L’ex Da Capo Nicolas Paugam continue d’inventer de nouveaux codes pour une Pop étrange, ensoleillée et volontiers régressive. Le Ventre Et L’Estomac, son dernier opus navigue à vue entre art brut et bricolage heureux.
En « Pop », il y a autant d’écoles qu’il y a de sensibilités humaines. Si on devait chercher à définir celle de Nicolas Paugam, on serait certes bien en peine de le ranger consciencieusement dans une case, une étiquette gentiment bankable mais terriblement étroite. Tout chez lui est incertain jusque sa voix qui ne cache jamais ses limites. Si vous cherchez une noirceur frontale, un spoken word sec, passez votre chemin mais vous aurez bien tort !
Le Ventre Et L’Estomac comme les autres disques solo de l’ancien Da Capo ressemblent en bien des points à une rencontre improbable entre Pierre Vassiliu et Jonathan Richman.Pour autant, jamais on ne pourra ranger l’univers de Paugam dans une ligne claire ou alors ce serait une ligne claire qui se ferait la belle et partirait en vrille, en cercle. S’acoquinant à un Brésil de pacotille, Nicolas Paugam évite le polissé et succombe souvent à ses névroses, le rire est souvent associé à la menace. Malgré des ambiances apaisées et presque languides, on sent sourdre une psyché dérangée. Cela chante l’alcool bue jusqu’à la déraison, les dérives déçues, les accidents de vie, le tout affirmé avec un sourire presque narquois.
Il ne faudra pas se faire avoir par ce filou de Nicolas Paugam qui leste ses chansons d’une naïveté en trompe l’œil du genre » regardez, je vous raconte un quotidien insignifiant » alors que chacune de ces vignettes sait installer une dramaturgie d’une belle pertinence. Imaginez un Souchon qui aurait gobé quelques substances illicites, un Dutronc travailliste et surtout besogneux et vous aurez un semblant d’idée de l’univers brinquebalant de Nicolas Paugam.
Il ne faudra jamais se laisser piéger par cette naïveté qui ressemble finalement plus à de l’élégance d’une pensée qui ne cherche jamais à s’imposer. Tout au long d’un disque bien plus structuré qu’il ne veut nous laisser croire, Nicolas Paugam s’emploie à poser un regard lucide mais distancié sur ce qui l’entoure sans jamais rien appuyer.
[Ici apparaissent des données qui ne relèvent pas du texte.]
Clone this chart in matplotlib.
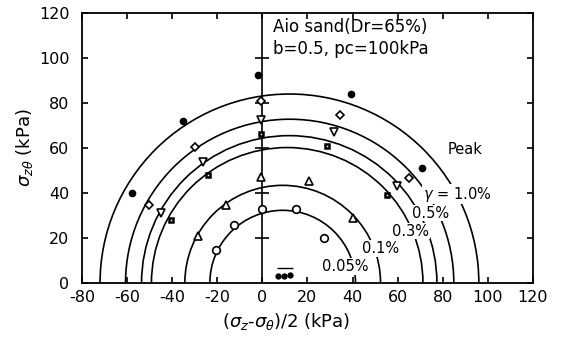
import matplotlib
matplotlib.use("Agg")
import matplotlib.pyplot as plt
from matplotlib.patches import Arc

plt.rcParams["axes.unicode_minus"] = False

# strain contours (circles on the stress plane), outermost first
levels = ["Peak", "1.0%", "0.5%", "0.3%", "0.1%", "0.05%"]
circle_center = [12.0, 12.1, 11.9, 11.0, 9.0, 9.0]
circle_radius = [84.0, 72.8, 65.5, 60.2, 43.4, 32.3]

# test points, one marker type per strain level
peak_x = [-58.0, -35.4, -1.9, 39.2, 71.0]
peak_y = [39.8, 71.8, 92.6, 84.2, 51.3]
g10_x = [-50.2, -29.9, -0.8, 34.4, 65.1]
g10_y = [34.6, 60.6, 80.7, 74.5, 46.5]
g05_x = [-45.0, -26.3, -0.8, 31.8, 59.5]
g05_y = [30.9, 53.9, 72.5, 67.1, 43.1]
g03_x = [-40.6, -24.0, -0.8, 28.7, 55.1]
g03_y = [28.2, 48.0, 66.3, 61.1, 39.1]
g01_x = [-28.5, -16.2, -0.8, 20.8, 40.3]
g01_y = [20.8, 34.6, 47.0, 45.3, 29.1]
g005_x = [-20.6, -12.6, -0.2, 14.9, 27.3]
g005_y = [14.8, 25.7, 32.7, 33.1, 20.2]

# initial state cluster near origin
init_x = [6.9, 9.5, 12.2]
init_y = [2.9, 3.2, 3.6]

zero_axis_ticks = [20, 40, 60, 80, 100]

curve_labels = ["Peak", r"$\gamma$ = 1.0%", "0.5%", "0.3%", "0.1%", "0.05%"]
label_pos = [(82.3, 59.2), (71.2, 39.5), (66.3, 31.0), (57.4, 23.0), (44.1, 15.4), (26.4, 7.4)]

fig = plt.figure(figsize=(5.61, 3.43), dpi=100)
ax = fig.add_axes([0.1462, 0.175, 0.8038, 0.787])

for c, r in zip(circle_center, circle_radius):
    ax.add_patch(Arc((c, 0), 2 * r, 2 * r, theta1=0, theta2=180, color="black", lw=1.2, zorder=2))

# vertical axis at zero with its own small ticks
ax.axvline(0, color="black", lw=1.2, zorder=2)
ax.plot([0] * len(zero_axis_ticks), zero_axis_ticks, ls="none", marker="_", ms=10, mew=1.2, color="black", zorder=2)

mk = dict(ls="none", color="black", zorder=4)
ax.plot(peak_x, peak_y, marker="o", ms=4.5, **mk)
ax.plot(g10_x, g10_y, marker="D", ms=4.5, mfc="white", mew=1.2, **mk)
ax.plot(g05_x, g05_y, marker="v", ms=5.5, mfc="white", mew=1.2, **mk)
ax.plot(g03_x, g03_y, marker="s", ms=3.5, mfc="white", mew=1.8, **mk)
ax.plot(g01_x, g01_y, marker="^", ms=5.5, mfc="white", mew=1.2, **mk)
ax.plot(g005_x, g005_y, marker="o", ms=5.5, mfc="white", mew=1.2, **mk)
ax.plot(init_x, init_y, marker="o", ms=3.5, **mk)
ax.plot([9.9], [6.8], marker="_", ms=11, mew=1.0, **mk)

for txt, (lx, ly) in zip(curve_labels, label_pos):
    ax.text(lx, ly, txt, ha="left", va="center", fontsize=10.5, zorder=3,
            bbox=dict(facecolor="white", edgecolor="none", pad=0.5))

ax.text(4.7, 113.6, "Aio sand(Dr=65%)", ha="left", va="center", fontsize=12)
ax.text(4.7, 103.8, "b=0.5, pc=100kPa", ha="left", va="center", fontsize=12)

ax.set_xlim(-80, 120)
ax.set_ylim(0, 120)
ax.set_xticks(range(-80, 121, 20))
ax.set_yticks(range(0, 121, 20))
ax.tick_params(direction="in", top=True, right=True, length=4, width=1.2, labelsize=11.5)
ax.tick_params(axis="x", pad=5)
ax.tick_params(axis="y", pad=9)
for s in ax.spines.values():
    s.set_linewidth(1.3)

ax.set_xlabel(r"($\sigma_z$-$\sigma_\theta$)/2 (kPa)", fontsize=13)
ax.xaxis.set_label_coords(0.452, -0.105)
ax.set_ylabel(r"$\sigma_{z\theta}$ (kPa)", fontsize=13)
ax.yaxis.set_label_coords(-0.105, 0.5)

fig.savefig("out.png", dpi=100)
Prenez le superbe Tu Savais tu savais et ses paroles suggestives.
Excentrique ? Tropicaliste ? Régressif ? Et si Nicolas Paugam était cela et bien plus encore ? Tout au long de ce quatrième album, il semble hésiter entre des tentations d’académisme (en mode Paugam quand même) et des mélodies en chausse-trappe. Rendez-vous au sommet transporte le Joe Dassin de nos chères années 70 vers des ailleurs improbables. Le monde de Nicolas Paugam, c’est cet espace à la marge de la page blanche, ces quelques mots griffonnés hâtivement, ces bribes d’idées jetées-là, On pensera à un Super Fury Animals qui n’aurait pas payé sa facture d’électricité et même si il doit s’amuser des clichés qui commencent à s’accumuler autour de sa personne, il faudrait être sourd pour ne pas entendre une belle singularité dans la musique de Nicolas Paugam. Celle d’un homme que l’on imagine loin des villes qui pose un regard mi-amusé, mi-critique sur les petits travers de notre société sans une once de méchanceté ni une caricature trop brouillonne. que ce soient Les Barbus ou La Complainte Du Titanic, il interroge l’air de rien notre rapport au dérisoire, au futile.
Avec une légèreté qui confine à la sagesse, Nicolas Paugam pose un regard singulier sur les autres, ces inconnus pour lui qui vit sur une petite planète qui ressemble un peu à la notre, une espèce de monde parallèle, de positif à notre négatif, trimbalant son étrangeté et son originalité au milieu d’une grisaille que l’on ne voudrait pas contagieuse. L’hédonisme de l’isolement, loin des foules comme une promesse de retour à soi (ou à la terre) ne se refuse pas surtout quand elle est proposée avec cette belle éloquence.
« Il faut cultiver son jardin » disait l’ancien. Nicolas Paugam, lui, cultive son potager avec la méticulosité d’un jardinier des quatre jeudis, ses fruits sont goûteux et savoureux, appétissants et longs en bouche.